Patterns of Persian Living

1970s, Ann Turkel, Henry Clarke, Inspirational Images, interior design, interiors, Michael Szell, thea porter, Vogue
Michael Szell in the bedroom of his London flat. The rolls of fabric, his new collection of Persian prints for Thea Porter. The dress, simply one length from the range worn like a caftan.

Michael Szell is the Hungarian fabric designer who is introducing Iran to London via a new collection of designs, taken up by Thea Porter for her romantic and ravishing evening dresses. His own bedroom, opposite, is in rich emerald, turquoise and brown arabesqued linen, cool and grand by day but rich and warm by electric light, with 18th-century Eng-lish paintings and mirrors. His drawing-room, below, is turquoise with brilliant Persian prayer mats colouring the walls, 18th-century English botanical china, and a mixed forest of hyacinth and growing orchids, later bluebells and orchids. Iran runs through Michael Szell’s life like a thread. He began to visit friends and connections there while he was still a child, used every possible holiday to get there while he studied economics at Aberystwyth University, and later when he worked with Sir Nicholas Sekers. His love for Persian ceramics, buildings and woven carpets developed into a passion for early Islamic art in its formal, random, asymmetric period before it came to represent life in the 19th-century : a passion culminating in his opening his own furnishing fabric showrooms at 47 Sloane Avenue. He began selling silk signature scarves to Henri Bendel of New York in 1969 and has just produced his new Persian collection of fabrics. Thea Porter asked him to print his designs onto silk chiffon for her and made them in flowing evening dresses with yards of floating sleeve and skirt.
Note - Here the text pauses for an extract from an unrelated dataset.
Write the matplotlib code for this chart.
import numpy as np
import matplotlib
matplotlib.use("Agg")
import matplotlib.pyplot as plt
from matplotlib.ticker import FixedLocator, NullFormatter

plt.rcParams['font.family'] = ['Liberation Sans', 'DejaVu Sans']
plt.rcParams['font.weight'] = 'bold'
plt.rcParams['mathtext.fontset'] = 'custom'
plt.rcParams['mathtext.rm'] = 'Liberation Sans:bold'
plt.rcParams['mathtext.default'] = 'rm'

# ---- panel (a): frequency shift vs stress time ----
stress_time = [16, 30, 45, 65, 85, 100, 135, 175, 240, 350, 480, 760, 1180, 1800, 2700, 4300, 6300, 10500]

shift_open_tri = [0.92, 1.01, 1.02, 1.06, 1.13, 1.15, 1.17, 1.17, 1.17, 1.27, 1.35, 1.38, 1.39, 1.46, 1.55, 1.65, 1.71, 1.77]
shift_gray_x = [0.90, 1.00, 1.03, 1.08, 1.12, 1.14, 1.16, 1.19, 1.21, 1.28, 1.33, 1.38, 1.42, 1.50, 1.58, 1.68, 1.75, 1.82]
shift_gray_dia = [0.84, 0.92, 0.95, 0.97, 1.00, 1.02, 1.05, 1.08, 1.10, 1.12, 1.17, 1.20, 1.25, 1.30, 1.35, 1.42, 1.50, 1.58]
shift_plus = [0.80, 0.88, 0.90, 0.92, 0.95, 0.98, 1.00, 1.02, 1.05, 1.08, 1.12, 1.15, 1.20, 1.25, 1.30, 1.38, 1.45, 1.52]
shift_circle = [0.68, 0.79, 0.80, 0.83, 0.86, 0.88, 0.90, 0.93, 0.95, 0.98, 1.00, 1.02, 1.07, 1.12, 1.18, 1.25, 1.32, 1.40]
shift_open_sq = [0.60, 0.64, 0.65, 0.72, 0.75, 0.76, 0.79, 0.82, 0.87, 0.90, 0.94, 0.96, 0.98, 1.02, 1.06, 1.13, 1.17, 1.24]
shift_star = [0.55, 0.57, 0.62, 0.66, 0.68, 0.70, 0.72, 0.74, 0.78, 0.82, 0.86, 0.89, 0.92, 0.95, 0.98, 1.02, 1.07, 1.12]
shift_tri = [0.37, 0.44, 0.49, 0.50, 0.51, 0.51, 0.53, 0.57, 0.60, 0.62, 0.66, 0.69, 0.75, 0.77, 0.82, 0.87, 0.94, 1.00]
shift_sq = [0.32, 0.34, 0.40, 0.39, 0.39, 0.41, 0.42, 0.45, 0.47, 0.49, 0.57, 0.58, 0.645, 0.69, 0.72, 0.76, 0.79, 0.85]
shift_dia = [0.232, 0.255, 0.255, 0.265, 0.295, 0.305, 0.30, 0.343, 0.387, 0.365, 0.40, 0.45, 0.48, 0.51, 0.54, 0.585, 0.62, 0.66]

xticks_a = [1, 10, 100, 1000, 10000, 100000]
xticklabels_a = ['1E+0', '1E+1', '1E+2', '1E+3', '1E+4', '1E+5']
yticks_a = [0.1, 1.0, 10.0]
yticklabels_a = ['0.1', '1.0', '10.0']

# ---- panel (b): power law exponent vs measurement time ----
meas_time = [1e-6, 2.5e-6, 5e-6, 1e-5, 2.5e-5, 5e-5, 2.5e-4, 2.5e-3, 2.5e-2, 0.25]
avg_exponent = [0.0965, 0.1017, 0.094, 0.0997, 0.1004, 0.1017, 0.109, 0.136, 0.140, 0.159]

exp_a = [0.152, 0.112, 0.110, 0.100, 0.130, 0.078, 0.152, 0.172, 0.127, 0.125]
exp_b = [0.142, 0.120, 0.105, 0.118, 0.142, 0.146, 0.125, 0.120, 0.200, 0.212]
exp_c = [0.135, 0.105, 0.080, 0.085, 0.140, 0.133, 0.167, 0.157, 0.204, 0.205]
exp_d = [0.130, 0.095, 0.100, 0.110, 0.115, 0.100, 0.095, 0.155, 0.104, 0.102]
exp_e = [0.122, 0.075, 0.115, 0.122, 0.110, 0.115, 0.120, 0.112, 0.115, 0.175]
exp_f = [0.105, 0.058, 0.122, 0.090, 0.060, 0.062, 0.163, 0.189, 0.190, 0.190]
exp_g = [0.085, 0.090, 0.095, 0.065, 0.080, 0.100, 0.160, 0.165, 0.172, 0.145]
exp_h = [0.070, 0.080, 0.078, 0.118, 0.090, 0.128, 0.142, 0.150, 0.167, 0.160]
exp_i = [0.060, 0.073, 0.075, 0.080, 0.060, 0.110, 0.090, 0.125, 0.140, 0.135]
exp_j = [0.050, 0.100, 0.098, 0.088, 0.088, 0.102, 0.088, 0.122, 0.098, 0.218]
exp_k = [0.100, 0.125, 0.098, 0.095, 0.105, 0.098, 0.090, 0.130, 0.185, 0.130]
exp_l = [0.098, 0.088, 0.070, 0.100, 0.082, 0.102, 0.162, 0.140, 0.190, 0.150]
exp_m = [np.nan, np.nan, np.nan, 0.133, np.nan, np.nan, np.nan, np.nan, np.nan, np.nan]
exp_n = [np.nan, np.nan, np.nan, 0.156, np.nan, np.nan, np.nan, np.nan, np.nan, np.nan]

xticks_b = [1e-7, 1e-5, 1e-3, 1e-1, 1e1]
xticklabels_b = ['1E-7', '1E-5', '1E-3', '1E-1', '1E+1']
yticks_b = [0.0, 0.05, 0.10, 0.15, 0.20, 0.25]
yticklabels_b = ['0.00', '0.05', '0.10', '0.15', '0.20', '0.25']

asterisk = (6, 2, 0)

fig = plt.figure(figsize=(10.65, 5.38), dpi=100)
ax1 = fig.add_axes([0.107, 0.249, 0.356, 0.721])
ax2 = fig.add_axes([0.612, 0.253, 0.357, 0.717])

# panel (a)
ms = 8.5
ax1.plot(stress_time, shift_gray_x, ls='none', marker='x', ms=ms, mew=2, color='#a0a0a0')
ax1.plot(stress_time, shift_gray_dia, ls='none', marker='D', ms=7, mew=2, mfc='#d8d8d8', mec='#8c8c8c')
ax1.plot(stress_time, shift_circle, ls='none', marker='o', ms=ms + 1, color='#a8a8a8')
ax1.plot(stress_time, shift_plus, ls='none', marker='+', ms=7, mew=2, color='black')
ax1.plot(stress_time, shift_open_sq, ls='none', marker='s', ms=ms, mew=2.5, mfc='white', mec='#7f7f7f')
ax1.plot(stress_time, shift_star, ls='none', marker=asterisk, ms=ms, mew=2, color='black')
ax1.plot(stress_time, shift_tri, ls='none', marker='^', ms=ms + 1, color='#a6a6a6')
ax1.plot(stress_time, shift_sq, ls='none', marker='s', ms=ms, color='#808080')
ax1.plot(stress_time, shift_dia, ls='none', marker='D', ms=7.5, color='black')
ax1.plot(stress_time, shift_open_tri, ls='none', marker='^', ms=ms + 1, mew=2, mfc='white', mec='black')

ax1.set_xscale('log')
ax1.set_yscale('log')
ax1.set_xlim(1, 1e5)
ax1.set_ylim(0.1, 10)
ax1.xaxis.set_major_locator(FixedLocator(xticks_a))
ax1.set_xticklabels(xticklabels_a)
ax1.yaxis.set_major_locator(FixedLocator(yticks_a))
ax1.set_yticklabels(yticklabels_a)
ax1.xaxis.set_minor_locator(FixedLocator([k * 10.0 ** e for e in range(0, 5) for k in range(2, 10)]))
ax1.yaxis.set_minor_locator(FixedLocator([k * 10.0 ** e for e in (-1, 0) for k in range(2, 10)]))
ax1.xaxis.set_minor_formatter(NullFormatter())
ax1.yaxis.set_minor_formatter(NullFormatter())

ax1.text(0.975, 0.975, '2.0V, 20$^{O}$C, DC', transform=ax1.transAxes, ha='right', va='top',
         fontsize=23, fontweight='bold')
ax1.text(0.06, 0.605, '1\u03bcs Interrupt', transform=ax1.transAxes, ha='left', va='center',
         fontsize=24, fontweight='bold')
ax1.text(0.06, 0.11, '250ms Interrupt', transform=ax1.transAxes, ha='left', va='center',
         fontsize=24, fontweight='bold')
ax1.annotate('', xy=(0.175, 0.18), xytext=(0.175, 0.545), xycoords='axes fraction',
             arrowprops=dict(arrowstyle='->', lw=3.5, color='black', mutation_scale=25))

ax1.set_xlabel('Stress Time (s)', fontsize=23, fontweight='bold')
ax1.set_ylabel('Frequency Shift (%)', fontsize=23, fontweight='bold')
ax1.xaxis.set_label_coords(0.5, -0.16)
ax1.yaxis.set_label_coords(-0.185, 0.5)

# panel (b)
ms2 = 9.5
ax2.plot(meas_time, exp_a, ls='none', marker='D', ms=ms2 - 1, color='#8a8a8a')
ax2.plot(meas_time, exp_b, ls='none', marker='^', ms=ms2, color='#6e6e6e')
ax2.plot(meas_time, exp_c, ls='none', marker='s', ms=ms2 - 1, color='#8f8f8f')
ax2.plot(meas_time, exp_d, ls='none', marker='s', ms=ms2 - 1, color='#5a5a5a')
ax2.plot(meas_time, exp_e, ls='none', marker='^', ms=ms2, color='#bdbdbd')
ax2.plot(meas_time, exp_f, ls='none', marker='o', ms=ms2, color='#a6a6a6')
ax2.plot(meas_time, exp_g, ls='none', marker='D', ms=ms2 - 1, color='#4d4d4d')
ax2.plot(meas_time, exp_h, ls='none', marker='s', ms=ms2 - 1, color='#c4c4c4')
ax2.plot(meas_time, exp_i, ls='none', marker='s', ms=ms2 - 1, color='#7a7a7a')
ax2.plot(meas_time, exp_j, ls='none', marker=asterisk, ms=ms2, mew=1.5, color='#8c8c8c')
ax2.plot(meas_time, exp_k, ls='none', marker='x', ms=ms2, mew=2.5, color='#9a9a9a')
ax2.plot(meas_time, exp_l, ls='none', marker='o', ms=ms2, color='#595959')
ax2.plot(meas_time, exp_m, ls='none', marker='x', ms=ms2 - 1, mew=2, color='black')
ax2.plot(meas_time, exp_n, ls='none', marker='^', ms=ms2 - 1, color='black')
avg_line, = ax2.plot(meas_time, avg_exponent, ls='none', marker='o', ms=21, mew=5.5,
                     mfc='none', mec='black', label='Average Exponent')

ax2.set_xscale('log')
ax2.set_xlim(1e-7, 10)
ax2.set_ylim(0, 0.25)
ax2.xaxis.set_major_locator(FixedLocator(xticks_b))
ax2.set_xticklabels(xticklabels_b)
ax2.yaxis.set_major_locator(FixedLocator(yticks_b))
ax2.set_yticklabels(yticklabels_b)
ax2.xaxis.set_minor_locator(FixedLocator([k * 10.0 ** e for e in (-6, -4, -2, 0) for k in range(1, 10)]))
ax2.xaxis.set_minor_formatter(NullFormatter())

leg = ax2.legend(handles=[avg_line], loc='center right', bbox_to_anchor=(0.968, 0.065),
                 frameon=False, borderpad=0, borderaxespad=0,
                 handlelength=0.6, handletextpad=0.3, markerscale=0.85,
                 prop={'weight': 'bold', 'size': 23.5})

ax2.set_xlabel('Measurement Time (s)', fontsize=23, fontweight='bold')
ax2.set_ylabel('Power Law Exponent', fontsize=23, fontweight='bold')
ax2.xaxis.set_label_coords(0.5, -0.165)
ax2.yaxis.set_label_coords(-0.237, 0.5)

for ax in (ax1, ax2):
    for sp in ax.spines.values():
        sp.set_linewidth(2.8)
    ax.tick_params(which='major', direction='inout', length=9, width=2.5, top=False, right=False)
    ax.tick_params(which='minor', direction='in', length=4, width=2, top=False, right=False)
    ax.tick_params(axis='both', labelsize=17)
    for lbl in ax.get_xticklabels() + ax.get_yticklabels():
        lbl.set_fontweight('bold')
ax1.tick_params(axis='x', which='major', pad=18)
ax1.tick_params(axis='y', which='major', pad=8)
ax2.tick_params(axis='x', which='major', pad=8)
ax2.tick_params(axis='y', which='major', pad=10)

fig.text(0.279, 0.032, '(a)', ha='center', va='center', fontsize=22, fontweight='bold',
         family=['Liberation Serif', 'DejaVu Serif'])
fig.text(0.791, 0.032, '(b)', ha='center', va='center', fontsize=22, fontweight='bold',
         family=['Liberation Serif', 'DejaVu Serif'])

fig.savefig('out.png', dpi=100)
For the coronation of the Shahanshah and the Empress of Iran, Michael Szell designed curtains, chair-fabrics and an entire state banquet for the Golestan Palace. He has been asked again to help with the decorations for the great October celebrations—the twenty-fifth centenary of the founding of the Persian Empire. He will contribute designs for the interiors of houses and for some of the 500 tents that are planned, with their own marble bathrooms, for the royal and distinguished guests who will take part in the celebrations at Persepolis, the ruined city and ancient capital.

Mr Szell has also been asked to provide the fabrics for all the palace sets in the new Universal film Mary, Queen of Scots, starring Vanessa Redgrave as Mary and Glenda Jackson as Elizabeth. He has an unrealised ambition to produce an absolutely modern collection of very cheap fabrics “from chair covers to plastic shower curtains”.

Model is Ann Turkel.

Photographed by Henry Clarke.

Scanned from Vogue, July 1971.

Midnight blue Persian curlicues on azure silk chiffon. Sleeves dipping to the ground and gathered at the wrists, the bodice fitted, skirt soft and gathered. £78, at Thea Porter, 8 Greek St. Persian necklaces, both pages, from Michael Szell’s own collection.